Ein Mann in der Mitte des Lebens, der aufgrund seiner dichterischen Tätigkeit hohes Ansehen genießt und den die kulturbeflissene Öffentlichkeit gar ein Genie heißt. Was macht nun dieser Mann, wir nennen ihn Goethe, wenn ihn sowohl der geheimrätliche After (in Form von Hämorrhoiden) schmerzt, als auch eine Schreibblockade plagt? Leiden, aber still, denn beide Probleme sind nur allzu tabuisiert…
Wir schreiben das Jahr 1796 (erschlossen anhand der erwähnten, aus Goethes Leben bekannten Fakten, denn im Roman gibt es keine konkreten Zeitangaben). Goethe ist auf der Rückkehr nach Weimar. Er war mal wieder auf einer seiner Schweizer Reisen, auf denen er seltene Quarzite und Inspiration für neue dichterische Werke sammeln wollte. Zumindest ersteres ist ihm gelungen. Zuhause erwarten ihn also nun seine Lebensgefährtin Christiane Vulpius und das einzige überlebende Kind der beiden, der siebenjährige Sohn August sowie viele leere Blätter, die von ihm oder dem Secretarius Geist qua Diktat beschrieben werden wollen. Was Goethe in dieser Situation gar nicht gebrauchen kann: Zum einen, einen Auftrag des Weimarer Herzogs Carl August (mein bescheidener Vorschlag: Ein Trinkspiel jedes Mal wenn das lustige Wort “Serenissimus” im Text vorkommt) für ein Festgedicht anlässlich des baldigen Geburtstags seiner Gemahlin. Zum anderen, einen sehr selbstbewussten und redegewandten Schwager namens Christian August Vulpius, seines Zeichens schlecht bezahlter Bibliotheksregistrator und Schriftsteller von Trivialliteratur, aus dem die Einfälle und Ideen für seine in Goethes Augen minderwertigen Bücher nur so fließen.

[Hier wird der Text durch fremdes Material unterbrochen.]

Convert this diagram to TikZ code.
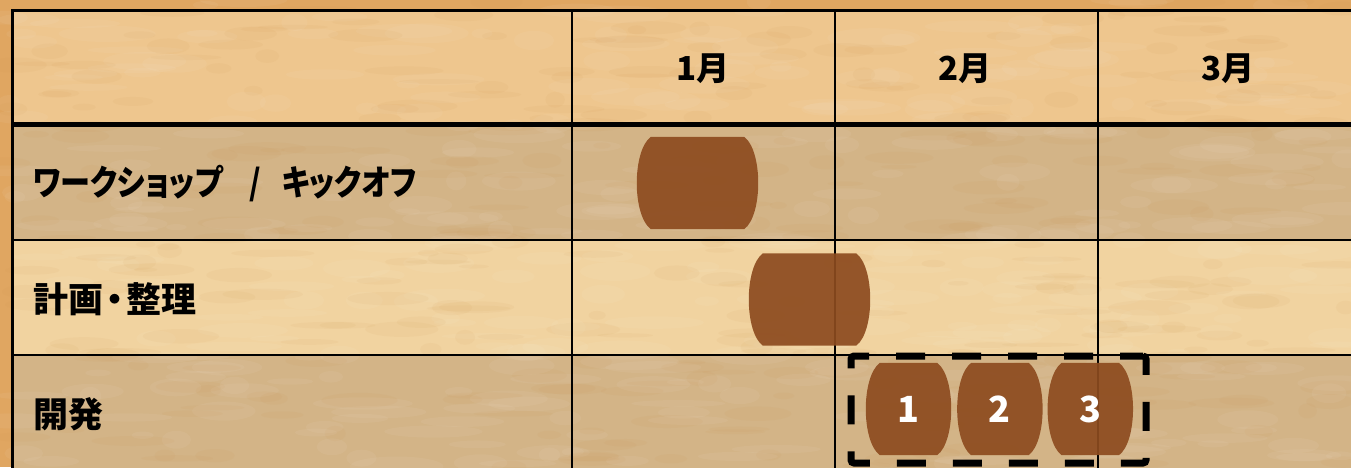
\documentclass[tikz,border=0pt]{standalone}
\usepackage{fontspec}
\usepackage{xcolor}
\usepackage{tikz}
\usetikzlibrary{positioning}
\newfontfamily\jpfont[RawFeature=+palt]{Noto Sans CJK JP}
\newfontfamily\jpnarrow[RawFeature=+palt,FakeStretch=0.86]{Noto Sans CJK JP}
\definecolor{paperbg}{HTML}{E0A661}
\definecolor{paperhead}{HTML}{EEC68E}
\definecolor{papergray}{HTML}{D3B487}
\definecolor{paperlight}{HTML}{F1D3A0}
\definecolor{paperdark}{HTML}{C98C40}
\definecolor{barbrown}{HTML}{8D4B1F}
\tikzset{
gridline/.style={draw=black,line width=2.6pt},
headline/.style={draw=black,line width=4.5pt},
monthlabel/.style={font=\jpfont\bfseries\fontsize{33}{38}\selectfont,text=black,inner sep=0pt},
tasklabel/.style={font=\jpfont\bfseries\fontsize{35}{40}\selectfont,text=black,anchor=west,inner sep=0pt},
barslot/.style={minimum width=121pt,minimum height=92pt,inner sep=0pt},
barfill/.style={fill=barbrown,fill opacity=0.92},
barnum/.style={font=\jpfont\bfseries\fontsize{36}{40}\selectfont,text=white,inner sep=0pt},
devframe/.style={draw=black,line width=7pt,dash pattern=on 29pt off 27pt,dash phase=6pt,
	rounded corners=3pt,minimum width=295pt,minimum height=107pt,inner sep=0pt},
mottle/.style={fill=white,opacity=0.05},
mottledark/.style={fill=paperdark,opacity=0.06}
}
% barrel shaped bar behind a named slot node
\newcommand{\barrelfill}[1]{%
\fill[barfill] ([xshift=14pt]#1.north west) -- ([xshift=-14pt]#1.north east)
 .. controls ([xshift=4.7pt,yshift=-14pt]#1.north east) and ([xshift=4.7pt,yshift=14pt]#1.south east)
 .. ([xshift=-14pt]#1.south east) -- ([xshift=14pt]#1.south west)
 .. controls ([xshift=-4.7pt,yshift=14pt]#1.south west) and ([xshift=-4.7pt,yshift=-14pt]#1.north west)
 .. cycle;}

\begin{document}
\begin{tikzpicture}[x=1pt,y=-1pt]
% Grid in pixel units, y running down
\def\xA{12.5} % label column left
\def\xB{572}  % 1st month
\def\xC{835}  % 2nd month
\def\xD{1098} % 3rd month
\def\xE{1362} % right edge (cut off)
\def\yA{10.5} \def\yB{124.5} \def\yC{240} \def\yD{355} \def\yE{480}

\useasboundingbox (0,0) rectangle (1351,467);
\clip (0,0) rectangle (1351,467);
\fill[paperbg] (0,0) rectangle (1351,467);

% ── Row backgrounds ────────────────────────────────────────────
\fill[paperhead] (\xA,\yA) rectangle (\xE,\yB);
\fill[papergray] (\xA,\yB) rectangle (\xE,\yC);
\fill[paperlight] (\xA,\yC) rectangle (\xE,\yD);
\fill[papergray] (\xA,\yD) rectangle (\xE,\yE);

% paper mottling
\pgfmathsetseed{4711}
\foreach \i in {1,...,400}{
	\pgfmathsetmacro\mx{rnd*1351}
	\pgfmathsetmacro\my{rnd*467}
	\pgfmathsetmacro\rx{10+rnd*40}
	\pgfmathsetmacro\ry{3+rnd*7}
	\fill[mottle] (\mx,\my) ellipse ({\rx pt} and {\ry pt});
}
\foreach \i in {1,...,350}{
	\pgfmathsetmacro\mx{rnd*1351}
	\pgfmathsetmacro\my{rnd*467}
	\pgfmathsetmacro\rx{8+rnd*35}
	\pgfmathsetmacro\ry{2+rnd*6}
	\fill[mottledark] (\mx,\my) ellipse ({\rx pt} and {\ry pt});
}

% ── Grid lines ─────────────────────────────────────────────────
\draw[gridline] (\xA,\yA) rectangle (\xE,\yE);
\draw[gridline] (\xB,\yA) -- (\xB,\yE);
\draw[gridline] (\xC,\yA) -- (\xC,\yE);
\draw[gridline] (\xD,\yA) -- (\xD,\yE);
\draw[gridline] (\xA,\yC) -- (\xE,\yC);
\draw[gridline] (\xA,\yD) -- (\xE,\yD);
\draw[headline] (\xA,\yB) -- (\xE,\yB);

% ── Header ─────────────────────────────────────────────────────
\node[monthlabel] (jan) at (703,69) {1月};
\node[monthlabel] (feb) at (965,69) {2月};
\node[monthlabel] (mar) at (1228,69) {3月};

% ── Task labels ────────────────────────────────────────────────
\node[tasklabel,font=\jpnarrow\bfseries\fontsize{35}{40}\selectfont] (ws) at (33,184)
 {ワークショップ\hspace{0.75em}/\hspace{0.6em}キックオフ};
\node[tasklabel] (plan) at (33,299) {計画\hspace{0.08em}・\hspace{0.08em}整理};
\node[tasklabel] (dev) at (33,414) {開発};

% ── Bars ───────────────────────────────────────────────────────
\node[barslot] (wsbar) at (697.5,183) {};
\barrelfill{wsbar}
\node[barslot] (planbar) at (809.5,299.5) {};
\barrelfill{planbar}

\node[barslot,minimum width=85pt] (dev1) at (908.5,409) {};
\node[barslot,minimum width=85pt,right=6pt of dev1] (dev2) {};
\node[barslot,minimum width=85pt,right=5pt of dev2] (dev3) {};
\barrelfill{dev1}
\barrelfill{dev2}
\barrelfill{dev3}
\node[barnum] (dev1n) at (dev1) {1};
\node[barnum] (dev2n) at (dev2) {2};
\node[barnum] (dev3n) at (dev3) {3};

% ── Development frame ──────────────────────────────────────────
\node[devframe] (devbox) at (998.5,409.5) {};
\end{tikzpicture}
\end{document}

Als eine Person, die Neuere deutsche Literatur im Hauptfach studiert, sich viel mit der Weimarer Klassik auseinandergesetzt hat und schon öfters im wunderschönen Weimar war, habe ich schon einen gewissen Wissensvorsprung gehabt, vor allem was Goethes Lebenssituation angeht. Mir war z.B. bewusst, dass Goethe einen Schwager hatte, der Trivialliteratur verfasste und dass er nur einen überlebenden Sohn hatte. Auch der “Rinaldini” verstaubt in der zweiten Reihe in einem meiner Klassiker-Regale. Aber auch wenn man all diese Vorabinformationen nicht hat, kann man wunderbar eintauchen in dieses Buch, denn alles, was man zum Verständnis wissen muss, wird einem erklärt - ob man “weimaraffin” ist oder auch nicht.
Die Figurenzeichnung in diesem Buch ist einfach hilarious - mir fällt kein passendes deutsches Wort ein, vielleicht ist Goethes Wortschöpfungskrise auf mich übergesprungen - und könnte nicht mehr auf den Punkt sein in einer Fiktion, die sich in die Realhistorie eingenistet hat. Nach der Lektüre will man einfach, dass es genau so gewesen ist und dass Goethe, Christiane und Christian August Vulpius sowie der “Serenissimus” Carl August genau so gesprochen und agiert haben wie in diesem Roman. Der Humor des Autors ist genau meiner, subtil und britisch und immer auf den Punkt. Ich habe die Lektüre einfach genossen, anders kann ich es nicht sagen. Schwere Themen werden gekonnt umschifft oder so verpackt, dass sie ihre Schwere verlieren. Ein wunderbar unterhaltsames Buch, nicht nur aber natürlich auch besonders für “Goethezeitliebhaber:innen”.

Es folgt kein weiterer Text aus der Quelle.